What I’m Baking: This Best Vegan Pumpkin Bread for Halloween at the office. It’s a new recipe for me, and baking as I type, so look for my judgment on Twitter/X.
What I’m Listening To: Whatever Keeps You Going by Donovan Woods featuring J.P. Robarts P.S. Music Project on repeat. It’s keeping my struggle bus’s wheels rolling.
What I’m Reading: Pageboy by Elliot Page
One of my favorite activities as a local government communicator is going behind the scenes, and creating something interesting and exciting for our community.
I mean, my favorite childhood video clip is when Mr. Rogers visited the crayon factory. I remember a similar clip from Sesame Street. Learning about how something is created or accomplished has always fascinated me.
I feel the same awe and respect when I film a crew replacing a fire hydrant or watch Signs and Signals staff create a new street sign, ride along in an airport snow blower, or listen to our City Clerk explain all the laws, rules, and dates around elections without scanning notes or a website.
Many local government staff balk when I inevitably gush over their skill and talent, but learning is exciting! What you do for our community is important and impressive! And I want to show other people! We can laser-focus so hard on our own jobs, that perhaps it doesn’t seem as heart-pounding as when we started.
I’m glad I’m here, in a position to bring to light the great work in every one of our city departments, and other community projects we work on in collaboration. I want to share some of my favorite BTS projects over the years, in hopes of inspiring you to show your communities how it’s done.
Total bridge replacement
From July 7 to Sept. 30 this year, a bridge completely closed on one of our major north-south roads. A state project, our Michigan Department of Transportation set up the cameras and supplied us with requested photos and time lapse videos at regular intervals during the closure (part of a major state project on a section of I-94 through Battle Creek).

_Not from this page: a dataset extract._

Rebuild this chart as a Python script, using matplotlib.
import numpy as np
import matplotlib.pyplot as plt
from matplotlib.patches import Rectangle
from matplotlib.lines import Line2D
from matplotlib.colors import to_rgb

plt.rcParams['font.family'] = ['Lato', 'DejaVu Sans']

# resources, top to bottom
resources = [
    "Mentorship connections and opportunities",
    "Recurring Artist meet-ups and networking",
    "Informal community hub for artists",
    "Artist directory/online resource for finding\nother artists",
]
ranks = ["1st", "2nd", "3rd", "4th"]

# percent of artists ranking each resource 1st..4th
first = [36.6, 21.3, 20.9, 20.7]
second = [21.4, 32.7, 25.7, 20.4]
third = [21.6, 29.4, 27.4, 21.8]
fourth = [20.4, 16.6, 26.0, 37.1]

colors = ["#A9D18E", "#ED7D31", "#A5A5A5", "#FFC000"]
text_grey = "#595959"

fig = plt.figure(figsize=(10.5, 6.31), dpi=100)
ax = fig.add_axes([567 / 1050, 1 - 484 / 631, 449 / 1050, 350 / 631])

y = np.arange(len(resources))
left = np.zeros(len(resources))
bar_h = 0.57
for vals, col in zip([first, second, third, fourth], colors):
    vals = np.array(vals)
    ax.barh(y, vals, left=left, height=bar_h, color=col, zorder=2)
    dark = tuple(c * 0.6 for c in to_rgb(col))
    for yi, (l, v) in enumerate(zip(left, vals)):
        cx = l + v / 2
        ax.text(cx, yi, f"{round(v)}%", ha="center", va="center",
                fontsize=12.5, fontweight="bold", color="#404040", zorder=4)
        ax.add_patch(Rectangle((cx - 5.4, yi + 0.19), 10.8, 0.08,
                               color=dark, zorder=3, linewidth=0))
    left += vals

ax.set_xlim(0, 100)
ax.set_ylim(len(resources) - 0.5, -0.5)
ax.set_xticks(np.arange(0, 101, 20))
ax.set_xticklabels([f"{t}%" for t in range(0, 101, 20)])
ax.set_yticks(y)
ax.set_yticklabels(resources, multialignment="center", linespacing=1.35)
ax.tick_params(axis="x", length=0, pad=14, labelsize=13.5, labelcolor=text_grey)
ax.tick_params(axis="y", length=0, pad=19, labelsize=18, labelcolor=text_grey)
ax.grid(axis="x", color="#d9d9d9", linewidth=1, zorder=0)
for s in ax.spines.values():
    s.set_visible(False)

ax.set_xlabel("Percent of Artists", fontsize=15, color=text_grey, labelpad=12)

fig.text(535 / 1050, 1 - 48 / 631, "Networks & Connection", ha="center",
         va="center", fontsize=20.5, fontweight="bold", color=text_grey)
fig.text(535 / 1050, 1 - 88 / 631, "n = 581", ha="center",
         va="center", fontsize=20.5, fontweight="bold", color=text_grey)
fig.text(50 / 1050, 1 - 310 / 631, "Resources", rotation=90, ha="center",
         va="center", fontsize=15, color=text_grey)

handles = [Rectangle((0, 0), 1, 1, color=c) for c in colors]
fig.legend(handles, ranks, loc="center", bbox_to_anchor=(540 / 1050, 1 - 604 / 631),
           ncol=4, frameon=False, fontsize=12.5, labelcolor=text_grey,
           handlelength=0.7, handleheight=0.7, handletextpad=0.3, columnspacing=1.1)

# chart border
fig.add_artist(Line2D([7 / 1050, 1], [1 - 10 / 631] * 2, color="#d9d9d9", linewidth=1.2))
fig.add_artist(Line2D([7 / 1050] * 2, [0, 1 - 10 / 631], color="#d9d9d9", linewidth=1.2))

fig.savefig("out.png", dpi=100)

We didn’t create the images, but we did share them on our social media channels, as part of our goal of providing as much information as possible about the major project in our community. They were popular reels with the community on our Facebook page and Instagram feed.
Remember when I talked about the importance of collaboration? This is a great example of doing that to provide meaningful information to your community.
The Heritage Tower ➡ The Milton economic development
Probably the biggest project in the city during my tenure has been the rehabilitation – starting in 2018 – of the vintage-1931 Heritage Tower, now known as The Milton. It was a bank building, weddings were held there, and then it sat vacant for about 10 years. Today, it has 85 apartment units and 32,000 square feet of commercial space.
And I got to tour it during construction, once that was safe to do. I recorded some Instagram stories, and have a YouTube playlist of about nine months of the process. I posted the videos on Facebook, and they were quite popular. It helped our community also feel invested in this immense, $32 million project. I have snapped more than one #CityHallSelfie with and from the building. It is a point of pride in our community, as the tallest building in our skyline, shining bright once again.
C&C Landfill tour
Our city staffs an incredible environmental services team, and they are also curious and interested in how things work. As such, in 2021 we took a tour of our local landfill, in nearby Marshall, where our solid waste vendor takes our trash, and where neighbors across the county can recycle.
I really enjoyed riding in a truck along the garbage cells … is a sentence you might not expect to read. But this is ELGL, and it is a true statement. We got some positive engagement from Instagram stories during our tour, which is great to see, and our staff had a great experience seeing and learning.
In late 2020 we were in the midst of developing a roundabout project. While it did not receive final approval, we worked hard to create educational opportunities.
Two examples of showing how it would work were, first, a mock roundabout in a local Meijer parking lot. It was measured to be the correct size, and our Public Works team recruited semi-trucks, snowplows, fire vehicles, and buses to practice driving it. We showed the community the way these vehicles could maneuver the traffic circle with Instagram stories.
The following spring, I was traveling close enough to make a quick detour to a roundabout almost identical to our project. I set up my phone to record from the dash and drove through it a couple of times, producing a video of it when I got home.
Police Week and more
The best BTS projects feature members of Team Battle Creek, displaying the skills and talents they use to serve the community every day. I love spending time with staff on their beats, or interviewing them about what they do, how, and why – a throwback to my newspaper reporter days.
We recently started a COPS program in Battle Creek – Community Oriented Policing Services. It assigns police officers to specific neighborhood areas for longer than the typical six-month police assignment. They are able to build relationships with neighbors, hear and observe issues, and work with the neighborhood to provide solutions.
We featured those eight officers during National Police Week in May, a series that was received with open arms by our community.
We feature our Department of Public Works staff during National Public Works Week, also in May. It is fun and rewarding to spend more time with our staff, shadow them at work sites, and ask them questions about their work and our services.
We feature our Fire Department staff when they teach our children during Fire Prevention Week in October, when we renovated and reopened a fire station earlier this year, and when we are recruiting new firefighters. This week, candidates are taking the physical agility test, and we were there with current Fire staff last week to walk through the test for future BTS features.